The Luv Doc: Single Women With Grocery Dogs

Flying a nondescript gray flag and trolling through shallow waters


Dear Luv Doc,

I work in and live near the Domain. Usually on Friday or Saturday night I go to the Whole Foods there to pick up something to eat because it’s an easy walk. Sometimes I will hang around and drink a beer and I might end up talking to people I wouldn’t otherwise meet. About a month ago a woman sat down next to me with her dog. He wandered to my table and I started petting him and we struck up a conversation. I have seen her since a few other times and she is really nice to me. I think I might like to ask her out, but I’m not sure if she likes me, or like likes me. How do I know? And what’s the best way to ask her? I think she might be out of my league, but I want to move our relationship to the next level. I think it could work because at least her dog likes me.  – Heavy Petter

Look, I’m the Luv Doc, not the “Like Doc” and I’m definitely not the “Like Like Doc,” even though that’s a much more original title. It’s also needlessly wordy, which is kind of my schtick. That said, I am a couple of decades in on what was from the outset an unoriginal, tediously shopworn title, so there’s no going back. Let that be a lesson to anyone who lets their friends con the receptionist into thinking the name they’re using is what people actually call you. Nip that shit in the bud or you might be forever associated with a smarmy moniker favored by terrible DJs and dudes on Tinder who like to think of themselves as players. To be brutally honest, I consider the Luv Doc to be the nominal equivalent of using “Cunning Linguist” as a username or incorporating “69” into your personalized license plate. No. Not even if that really was your birth year. In the same sense, calling yourself the Luv Doc is the surest sign you’re anything but, which is why I totally respect all the casual readers who pick up a Chronicle, scan past the name of this column in the back of the paper and think, “Yeah, maybe not.” Fair play.

Now that we’ve ticked off that completely unnecessary disclaimer, we should probably shoot for the stars and solve your dilemma. As near as I can tell, what you have described above is an acquaintanceship, not a relationship. It’s still technically a ship, I guess, but it’s flying a nondescript gray flag and trolling through shallow waters, so maybe don’t give her your apartment key just yet. For all you know, her Tinder profile might be “Cunning Linguist.” That’s a solid no. Not even if she’s a lesbian and an English professor. No. Not even with a cute grocery dog. What you can do is have a few more beers at Whole Foods®. You should probably go for a blindingly strong IPA because, as you said, you live in walking distance and a little liquid courage might be just the thing to push you past what might possibly be a temporary moment of awkwardness.

Dogs pretty much love everything they like. They really don’t have much of a throttle emotionally. It’s part of their charm and it also can be a bit maddening when they’re dry-humping your nana.
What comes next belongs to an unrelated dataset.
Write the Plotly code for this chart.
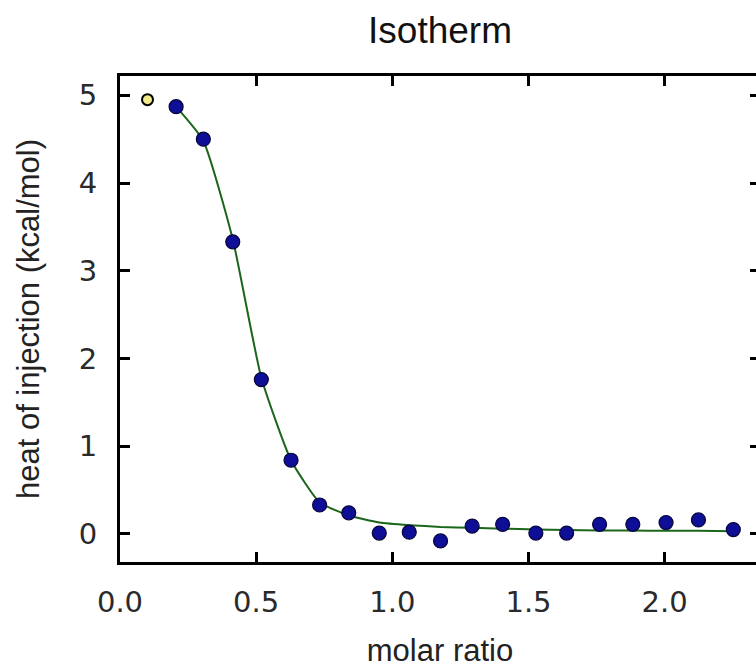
import plotly.graph_objects as go

# data
molar_ratio = [0.206, 0.306, 0.414, 0.519, 0.628, 0.733, 0.840, 0.952, 1.062, 1.177,
               1.293, 1.405, 1.527, 1.640, 1.761, 1.883, 2.005, 2.124, 2.252]
heat = [4.87, 4.50, 3.33, 1.76, 0.84, 0.33, 0.24, 0.01, 0.02, -0.08,
        0.09, 0.11, 0.01, 0.01, 0.11, 0.11, 0.13, 0.16, 0.05]
fit_heat = [4.87, 4.48, 3.36, 1.78, 0.84, 0.36, 0.21, 0.13, 0.10, 0.08,
            0.07, 0.06, 0.05, 0.045, 0.04, 0.04, 0.035, 0.035, 0.03]
excluded_x = [0.101]
excluded_y = [4.95]

x_ticks = [0.0, 0.5, 1.0, 1.5, 2.0]
x_ticktext = ["0.0", "0.5", "1.0", "1.5", "2.0"]
y_ticks = [0, 1, 2, 3, 4, 5]

fig = go.Figure()
fig.add_trace(go.Scatter(x=molar_ratio, y=fit_heat, mode="lines",
                         line=dict(color="#1a661a", width=2, shape="spline", smoothing=0.5),
                         hoverinfo="skip", showlegend=False))
fig.add_trace(go.Scatter(x=molar_ratio, y=heat, mode="markers",
                         marker=dict(color="#0e0e96", size=14,
                                     line=dict(color="#05053a", width=1.2)),
                         showlegend=False))
fig.add_trace(go.Scatter(x=excluded_x, y=excluded_y, mode="markers",
                         marker=dict(color="#f3ea8a", size=11,
                                     line=dict(color="#000000", width=2)),
                         showlegend=False))

axis_common = dict(showline=True, linecolor="black", linewidth=3, mirror="ticks",
                   ticks="inside", ticklen=10, tickwidth=2.5, tickcolor="black",
                   showgrid=False, zeroline=False,
                   tickfont=dict(family="DejaVu Sans", size=29, color="#2a2a2a"))

fig.update_xaxes(range=[0, 2.35], tickvals=x_ticks, ticktext=x_ticktext,
                 title=dict(text="molar ratio", standoff=25,
                            font=dict(family="Liberation Sans", size=31, color="#222222")),
                 ticklabelstandoff=12, **axis_common)
fig.update_yaxes(range=[-0.32, 5.22], tickvals=y_ticks,
                 title=dict(text="heat of injection (kcal/mol)", standoff=30,
                            font=dict(family="Liberation Sans", size=31, color="#222222")),
                 ticklabelstandoff=14, **axis_common)

fig.update_layout(
    width=766, height=668,
    margin=dict(l=120, r=3, t=76, b=106),
    paper_bgcolor="white", plot_bgcolor="white",
    title=dict(text="Isotherm", x=0.5, xref="paper", xanchor="center",
               y=0.955, yanchor="middle",
               font=dict(family="Liberation Sans", size=37, color="#111111")),
)

fig.write_html("out.html",
               post_script="document.documentElement.style.overflow='hidden';document.body.style.overflow='hidden';")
The transition from casual, friendly conversation to “Please consider me as a potential sexual partner” is always a bit fraught ... as it should be. For women, giving any kind of attention to the opposite sex can often be construed as romantic interest even when it’s anything but. The most innocuous conversation, like “What kind of IPA is that?” or “My grocery dog loves attention” can be taken as a come-on. So sure, it’s great that this woman’s dog likes you, but very likely that dog might also like to eat poop and roll around in rotting snake carcasses. Also, dogs pretty much love everything they like. They really don’t have much of a throttle emotionally. It’s part of their charm and it also can be a bit maddening when they’re dry-humping your nana.

I don’t want you to think that I am trying to scare you away from this woman. I just want you to be realistic. I want you to take your time and be sure you really have some unique chemistry rather than assuming that because she is willing to talk to you she is also willing to make the beast with two backs. That’s a little further down the line in my opinion, but if you insist on accelerating the process without a decent amount of data, at least be prepared to be a good sport if she shoots you down. No hating. No stalking. Just mark it down as a no and move on. And who knows? If single women with grocery dogs actually read this column which they surely do I can only imagine they will be down at the Whole Foods Domain to check you out shortly.